In 1973 she began teaching parent/infant guidance classes in Los Angeles.

In 1978, Gerber and Forrest co-founded the non-profit organisation Resources for Infant Educarers (RIE) in Los Angeles to further their work with families and child care professionals. At RIE (pronounced 'rye'), Gerber taught parents to observe their babies as they played, while a facilitator modelled how and when to intervene.

Gerber taught parents to think about guiding children's behaviour through the lens of a stoplight. When a child can handle the situation, the light is green and the adult does not need to intervene. If the child's behaviour will put themselves or another person in danger, or is socially inappropriate, (a red light situation) then the adult will intervene to prevent anyone from getting hurt or to explain why something is not okay. This is done in a calm, non-judgmental way. It might also include physically blocking the child from causing harm. When there is a situation where the child may not be able to manage on their own, the adult can respond to this as an amber light situation. The adult would come close to observe the situation, and be ready to act.

Gerber taught early childhood development classes at the University of California, Los Angeles; California State University, Northridge and Pacific Oaks College, Pasadena. She taught professional training classes and RIE parent/infant guidance classes at the RIE centre in Los Angeles.

== The RIE approach ==
RIE's mission is to improve the lives of infants and young children through respectful care. Gerber believed that babies are whole, competent beings from birth and should be treated as such. Gerber states in her book "Dear Parent: Caring for infants with respect" that, "We not only respect babies, we demonstrate our respect every time we interact with them. Respecting a child means treating even the youngest infant as a unique human being, not as an object."

The basic principles of the RIE approach are:
- Basic trust in the child to be an initiator, an explorer, and a self-learner.
- An environment for the child that is physically safe, cognitively challenging and emotionally nurturing.
- Time for uninterrupted play.
- Freedom to explore and interact with other infants.
- Involvement of the child in all care-giving activities to allow the child to be an active participant rather than a passive recipient.
- Sensitive observation of the child in order to understand her needs.
- Consistency and clearly defined limits and expectations to develop discipline.

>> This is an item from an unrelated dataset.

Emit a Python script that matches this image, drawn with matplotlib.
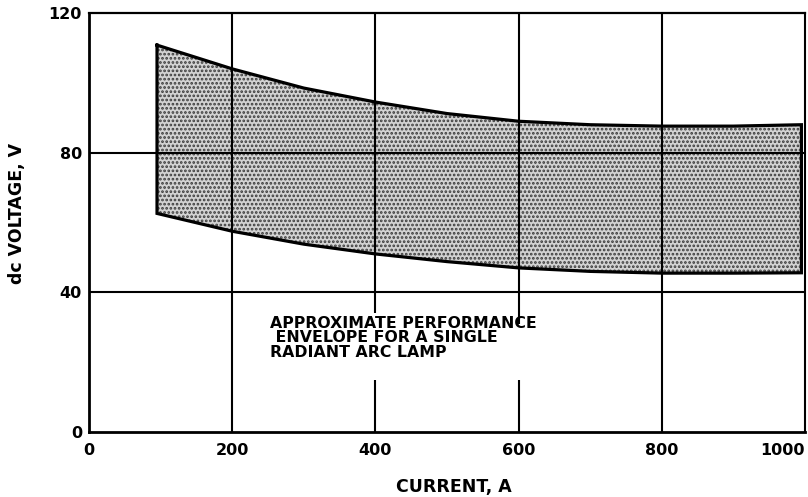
import numpy as np
import matplotlib
matplotlib.use("Agg")
import matplotlib.pyplot as plt

# envelope
current = [95, 200, 300, 400, 500, 600, 700, 800, 900, 995]
upper_v = [110.8, 104.0, 98.5, 94.5, 91.2, 89.0, 88.0, 87.6, 87.6, 88.0]
lower_v = [62.6, 57.5, 53.8, 51.0, 48.8, 47.0, 46.0, 45.5, 45.5, 45.6]

x_ticks = [0, 200, 400, 600, 800, 1000]
y_ticks = [0, 40, 80, 120]
note_lines = ["APPROXIMATE PERFORMANCE", " ENVELOPE FOR A SINGLE", "RADIANT ARC LAMP"]

plt.rcParams['hatch.linewidth'] = 1.3
plt.rcParams['font.family'] = 'DejaVu Sans'

W, H = 808, 497
fig = plt.figure(figsize=(W / 100, H / 100), dpi=100)
ax = fig.add_axes([89 / W, 1 - 432 / H, (805 - 89) / W, (432 - 13) / H])
ax.set_xlim(0, 1000)
ax.set_ylim(0, 120)

# stippled envelope
ax.fill_between(current, lower_v, upper_v, facecolor='#d2d2d2', edgecolor='#3a3a3a',
                hatch='....', linewidth=0, zorder=1)
ax.plot(current + current[::-1] + [current[0]], upper_v + lower_v[::-1] + [upper_v[0]],
        color='black', lw=2.3, solid_joinstyle='miter', zorder=3)

# grid
for yv in [40, 80]:
    ax.axhline(yv, color='black', lw=1.5, zorder=2)
for xv in [200, 800]:
    ax.axvline(xv, color='black', lw=1.5, zorder=2)
# lines at 400 and 600 stop around the note text
ax.vlines(400, 0, 15, color='black', lw=1.5, zorder=2)
ax.vlines(400, 34, 120, color='black', lw=1.5, zorder=2)
ax.vlines(600, 0, 15, color='black', lw=1.5, zorder=2)
ax.vlines(600, 31, 120, color='black', lw=1.5, zorder=2)

for s in ['left', 'bottom']:
    ax.spines[s].set_linewidth(2.0)
ax.spines['top'].set_linewidth(1.6)
ax.spines['right'].set_linewidth(1.5)

ax.set_xticks(x_ticks)
ax.set_yticks(y_ticks)
ax.set_xticklabels([str(v) for v in x_ticks])
ax.set_yticklabels([str(v) for v in y_ticks])
ax.tick_params(length=0, labelsize=11.5, colors='black')
for lab in ax.get_xticklabels() + ax.get_yticklabels():
    lab.set_fontweight('bold')
ax.tick_params(axis='x', pad=8)
ax.tick_params(axis='y', pad=5)
ax.get_xticklabels()[-1].set_ha('right')

# note text, one block so the lines sit tight like the original
ax.text(253, 33.2, "\n".join(note_lines), fontsize=11.3, fontweight='bold',
        va='top', ha='left', linespacing=0.95, zorder=4)

fig.text(454 / W, 1 - 487 / H, "CURRENT, A", fontsize=12.5, fontweight='bold',
         ha='center', va='center')
fig.text(17 / W, 1 - 213 / H, "dc VOLTAGE, V", fontsize=12.5, fontweight='bold',
         ha='center', va='center', rotation=90)

fig.savefig("out.png", dpi=100)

RIE continues to offer classes for parents and their infants and toddlers, as well as a certificate program for parents and professionals in the Educaring Approach. The Approach has now found its way around the world, with certified RIE Associates™ teaching and practicing in Europe, Asia, Australia, New Zealand, and Central America, uniting many cultures in their appreciation of the rights and integrity of infants and young children.

Gerber's work has been included in professional journals and videos, and her training tools are used to educate infant teachers and Early Head Start teachers in the US. Mooney states that Gerber "did much to set the tone for quality infant care and parenting programs in the US and around the world".

== Published works ==
Gerber edited "The RIE Manual for Parents and Professionals" which was first published in 1978 and continues to be used and expanded in 2012 with more of her work. In 1997 she wrote Your Self-Confident Baby: How to Encourage Your Child's Natural Abilities from the Very Start with Allison Johnson, and in 1998 she wrote Dear Parent: Caring for Infants With Respect (with Joan Weaver) (Resources for Infant Educarers 1998, 2003).